Brown referred the matter to his attorney, but Dickson did not return calls. Another lawyer, Cherylen Long, who works with Dickson, maintains that Brown “never received notice of the hearing.” Brown hasn’t budged from the position that his partners carry some responsibility for the unpaid bill. “Mr. Brown’s position is it just wasn’t his box alone and he’s not responsible for the entire amount,” says Long.
•Barry was contrite and apologetic before Judge Magistrate Robinson at his March 9 sentencing. But by the time he walked down the steps toward a throng of reporters in front of the courthouse, Barry had returned to his playful ways. He looked straight at the bank of cameras, held his fists out in front of him, laughed, and walked toward the microphones acting as if he was wearing handcuffs. Someone in his entourage pushed his hands down. When LL commented to a Barry staffer that it appeared that Barry was playing like he was cuffed, the staffer replied, “No, man. He was just parting the Red Sea.”
•Cooke was on the receiving end of another Barry joke after the sentencing. As the 15-strong Barry entourage huddled to make lunch plans, Barry shouted to Cooke: “Hey Fred, come out and have some lunch with us.” Cooke smiled and replied that he was heading back to the office. “I have just a little bit of legal work to do,” he said. Barry retorted, “It’s OK—I’ll take you off the clock.” Both lawyer and client laughed heartily. Cooke has never been “on the clock” with Barry. His defense efforts are provided on a pro-bono basis.

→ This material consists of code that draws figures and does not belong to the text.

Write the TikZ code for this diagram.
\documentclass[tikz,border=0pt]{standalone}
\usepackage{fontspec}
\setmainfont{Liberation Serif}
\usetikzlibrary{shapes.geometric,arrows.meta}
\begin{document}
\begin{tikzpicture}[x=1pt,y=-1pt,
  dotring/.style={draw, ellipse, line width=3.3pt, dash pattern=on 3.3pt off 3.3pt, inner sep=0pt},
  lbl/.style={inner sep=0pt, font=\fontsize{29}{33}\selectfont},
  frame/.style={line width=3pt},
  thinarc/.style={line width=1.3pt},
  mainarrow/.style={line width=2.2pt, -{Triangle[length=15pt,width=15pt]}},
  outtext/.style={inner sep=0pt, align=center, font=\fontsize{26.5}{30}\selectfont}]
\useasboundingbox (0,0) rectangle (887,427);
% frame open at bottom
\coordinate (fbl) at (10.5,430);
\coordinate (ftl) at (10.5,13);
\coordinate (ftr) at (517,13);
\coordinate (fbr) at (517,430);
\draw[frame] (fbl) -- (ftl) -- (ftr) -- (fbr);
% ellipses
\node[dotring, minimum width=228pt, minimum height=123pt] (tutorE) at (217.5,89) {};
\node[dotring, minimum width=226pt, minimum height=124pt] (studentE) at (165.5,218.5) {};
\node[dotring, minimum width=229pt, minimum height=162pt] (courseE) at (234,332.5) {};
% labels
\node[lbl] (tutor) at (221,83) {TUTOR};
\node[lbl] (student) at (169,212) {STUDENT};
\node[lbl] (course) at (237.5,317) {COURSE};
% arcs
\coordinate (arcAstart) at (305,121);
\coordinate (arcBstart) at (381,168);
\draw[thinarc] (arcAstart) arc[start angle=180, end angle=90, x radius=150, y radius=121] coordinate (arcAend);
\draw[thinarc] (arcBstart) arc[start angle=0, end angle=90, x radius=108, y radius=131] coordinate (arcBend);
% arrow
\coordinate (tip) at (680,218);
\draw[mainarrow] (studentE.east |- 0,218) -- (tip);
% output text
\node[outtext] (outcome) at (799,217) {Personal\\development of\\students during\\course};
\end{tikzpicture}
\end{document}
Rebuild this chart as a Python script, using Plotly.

•D.C. Council Chairman Linda Cropp seems to be taking a page out of Daniel Snyder’s business plan when it comes to raising campaign cash for her mayoral bid. After bringing home an impressive $500,000 in 38 days, Cropp snagged the most sought-after free-agent fundraiser on the market: Max Berry, who’s been courted by all the mayoral candidates, says he’ll serve as Cropp’s co-chairman for finance. His A-list of wealthy donors is highly coveted by politicians around town, but Berry, 70, has been sticking to charity work since the end of the 2002 election cycle. Bringing in the globe-trotting international lawyer won’t do much to shake Cropp’s reputation as the establishment candidate. Her newest recruit’s fundraising prowess dates back to D.C.’s very first citywide election, when the Rev. Walter Fauntroy won the 1971 race for nonvoting D.C. Delegate to Congress. Berry also served as finance chair for Barry’s first and second mayoral elections and got behind the relatively unknown Anthony A. Williams back in 1998. Cropp’s chief rival, Ward 4 Councilmember Adrian Fenty, only recently gave up on wooing Berry. And the lobbying from Fenty ran right up to the moment he signed on with Cropp. “I exchanged six phone calls with him,” says Berry.